_DIRECTIVE_
Omit the pictures and print exactly the lines of the listing below, starting at the first and ending at the line containing "d3.scaleLinear().domain([0, years.length]).range([L, R]);".

╭─ MATERIAL PROVIDED

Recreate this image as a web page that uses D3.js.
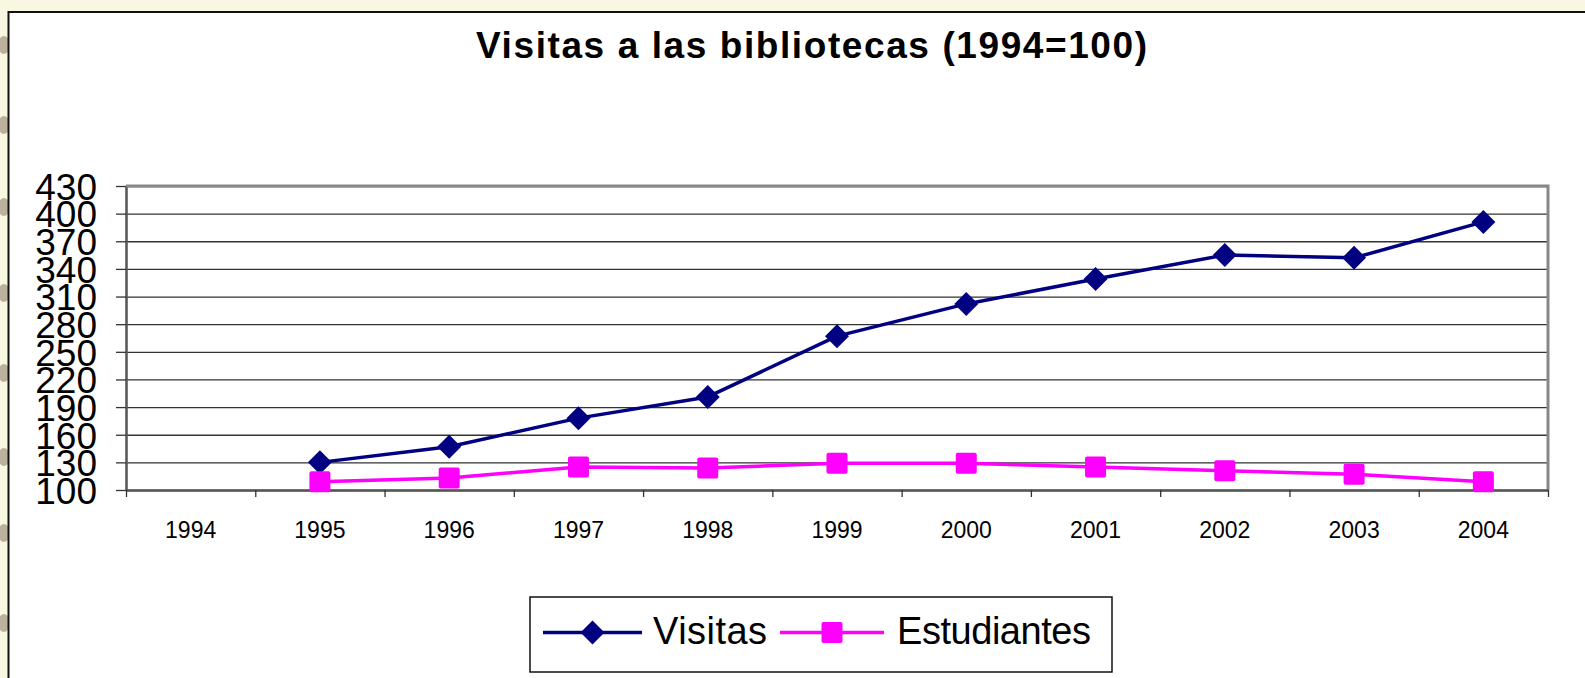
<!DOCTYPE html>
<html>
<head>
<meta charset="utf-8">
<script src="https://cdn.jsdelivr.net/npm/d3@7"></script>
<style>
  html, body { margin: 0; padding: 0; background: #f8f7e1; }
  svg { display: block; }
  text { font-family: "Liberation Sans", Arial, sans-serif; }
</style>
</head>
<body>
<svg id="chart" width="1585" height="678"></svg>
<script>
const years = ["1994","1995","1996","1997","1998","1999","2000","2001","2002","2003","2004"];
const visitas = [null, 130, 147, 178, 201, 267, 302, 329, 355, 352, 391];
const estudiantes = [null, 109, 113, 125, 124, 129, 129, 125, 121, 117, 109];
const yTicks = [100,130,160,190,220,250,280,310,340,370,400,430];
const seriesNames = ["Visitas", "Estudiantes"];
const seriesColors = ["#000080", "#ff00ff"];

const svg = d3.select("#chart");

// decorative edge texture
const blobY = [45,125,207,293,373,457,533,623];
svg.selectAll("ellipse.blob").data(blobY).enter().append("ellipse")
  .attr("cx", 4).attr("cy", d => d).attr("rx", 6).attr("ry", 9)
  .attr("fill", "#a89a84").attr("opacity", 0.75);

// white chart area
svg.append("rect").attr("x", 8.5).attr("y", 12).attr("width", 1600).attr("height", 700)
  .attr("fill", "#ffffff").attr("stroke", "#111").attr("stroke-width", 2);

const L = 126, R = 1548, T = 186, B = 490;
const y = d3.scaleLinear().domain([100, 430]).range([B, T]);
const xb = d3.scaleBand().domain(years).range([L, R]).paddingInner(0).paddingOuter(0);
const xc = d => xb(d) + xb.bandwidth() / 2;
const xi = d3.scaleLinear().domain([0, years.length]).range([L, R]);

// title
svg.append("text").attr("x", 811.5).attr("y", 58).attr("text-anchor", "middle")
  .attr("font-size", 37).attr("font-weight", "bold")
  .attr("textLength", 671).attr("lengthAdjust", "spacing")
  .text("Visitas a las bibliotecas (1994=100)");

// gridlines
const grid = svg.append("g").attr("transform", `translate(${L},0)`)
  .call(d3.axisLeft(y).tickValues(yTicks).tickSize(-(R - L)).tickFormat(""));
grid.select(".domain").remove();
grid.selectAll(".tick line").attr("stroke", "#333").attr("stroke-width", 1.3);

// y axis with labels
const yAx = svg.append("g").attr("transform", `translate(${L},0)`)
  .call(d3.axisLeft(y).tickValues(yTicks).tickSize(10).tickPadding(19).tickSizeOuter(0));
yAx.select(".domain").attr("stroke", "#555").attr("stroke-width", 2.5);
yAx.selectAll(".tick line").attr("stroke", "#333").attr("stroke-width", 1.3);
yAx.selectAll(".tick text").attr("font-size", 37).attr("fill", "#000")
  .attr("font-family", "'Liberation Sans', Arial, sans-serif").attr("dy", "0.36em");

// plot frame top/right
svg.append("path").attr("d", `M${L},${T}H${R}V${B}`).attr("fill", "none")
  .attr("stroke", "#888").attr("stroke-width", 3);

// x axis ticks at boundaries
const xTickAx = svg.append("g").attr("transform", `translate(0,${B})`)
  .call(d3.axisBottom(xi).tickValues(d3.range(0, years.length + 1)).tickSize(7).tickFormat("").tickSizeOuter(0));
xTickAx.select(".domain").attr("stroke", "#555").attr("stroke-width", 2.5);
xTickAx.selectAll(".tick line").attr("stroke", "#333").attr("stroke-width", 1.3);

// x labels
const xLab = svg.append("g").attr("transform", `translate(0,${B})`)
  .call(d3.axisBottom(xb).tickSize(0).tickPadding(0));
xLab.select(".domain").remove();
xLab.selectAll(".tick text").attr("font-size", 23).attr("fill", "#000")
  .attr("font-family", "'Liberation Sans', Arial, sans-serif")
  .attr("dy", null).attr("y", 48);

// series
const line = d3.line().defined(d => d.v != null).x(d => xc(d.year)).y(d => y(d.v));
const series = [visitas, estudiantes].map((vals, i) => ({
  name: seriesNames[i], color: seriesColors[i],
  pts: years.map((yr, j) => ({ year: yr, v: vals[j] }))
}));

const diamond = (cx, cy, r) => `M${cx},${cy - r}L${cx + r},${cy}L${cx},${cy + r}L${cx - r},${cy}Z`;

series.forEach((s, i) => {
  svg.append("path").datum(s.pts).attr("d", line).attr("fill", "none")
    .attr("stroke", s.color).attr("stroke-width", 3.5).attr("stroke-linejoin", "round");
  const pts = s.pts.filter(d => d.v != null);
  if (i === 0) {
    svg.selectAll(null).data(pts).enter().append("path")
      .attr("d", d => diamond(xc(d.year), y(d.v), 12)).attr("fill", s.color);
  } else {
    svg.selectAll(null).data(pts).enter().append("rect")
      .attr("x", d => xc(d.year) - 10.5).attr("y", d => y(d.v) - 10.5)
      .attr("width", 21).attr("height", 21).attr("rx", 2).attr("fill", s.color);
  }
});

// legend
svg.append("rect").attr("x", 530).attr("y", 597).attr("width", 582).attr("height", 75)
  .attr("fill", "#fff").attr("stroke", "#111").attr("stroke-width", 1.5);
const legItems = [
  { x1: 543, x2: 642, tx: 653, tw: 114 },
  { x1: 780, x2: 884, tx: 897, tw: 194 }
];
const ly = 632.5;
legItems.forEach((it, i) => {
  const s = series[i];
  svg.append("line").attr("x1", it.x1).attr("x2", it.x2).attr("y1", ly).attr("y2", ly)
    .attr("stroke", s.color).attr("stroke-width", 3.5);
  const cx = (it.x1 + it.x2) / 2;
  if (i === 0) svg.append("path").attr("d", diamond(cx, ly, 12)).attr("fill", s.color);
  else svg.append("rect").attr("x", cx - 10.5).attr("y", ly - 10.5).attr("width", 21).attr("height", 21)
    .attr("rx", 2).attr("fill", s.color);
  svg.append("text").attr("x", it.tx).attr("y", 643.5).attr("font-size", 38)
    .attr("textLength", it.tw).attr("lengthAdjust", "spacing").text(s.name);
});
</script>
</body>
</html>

╰─

_THE REPLY_
Recreate this image as a web page that uses D3.js.
<!DOCTYPE html>
<html>
<head>
<meta charset="utf-8">
<script src="https://cdn.jsdelivr.net/npm/d3@7"></script>
<style>
  html, body { margin: 0; padding: 0; background: #f8f7e1; }
  svg { display: block; }
  text { font-family: "Liberation Sans", Arial, sans-serif; }
</style>
</head>
<body>
<svg id="chart" width="1585" height="678"></svg>
<script>
const years = ["1994","1995","1996","1997","1998","1999","2000","2001","2002","2003","2004"];
const visitas = [null, 130, 147, 178, 201, 267, 302, 329, 355, 352, 391];
const estudiantes = [null, 109, 113, 125, 124, 129, 129, 125, 121, 117, 109];
const yTicks = [100,130,160,190,220,250,280,310,340,370,400,430];
const seriesNames = ["Visitas", "Estudiantes"];
const seriesColors = ["#000080", "#ff00ff"];

const svg = d3.select("#chart");

// decorative edge texture
const blobY = [45,125,207,293,373,457,533,623];
svg.selectAll("ellipse.blob").data(blobY).enter().append("ellipse")
  .attr("cx", 4).attr("cy", d => d).attr("rx", 6).attr("ry", 9)
  .attr("fill", "#a89a84").attr("opacity", 0.75);

// white chart area
svg.append("rect").attr("x", 8.5).attr("y", 12).attr("width", 1600).attr("height", 700)
  .attr("fill", "#ffffff").attr("stroke", "#111").attr("stroke-width", 2);

const L = 126, R = 1548, T = 186, B = 490;
const y = d3.scaleLinear().domain([100, 430]).range([B, T]);
const xb = d3.scaleBand().domain(years).range([L, R]).paddingInner(0).paddingOuter(0);
const xc = d => xb(d) + xb.bandwidth() / 2;
const xi = d3.scaleLinear().domain([0, years.length]).range([L, R]);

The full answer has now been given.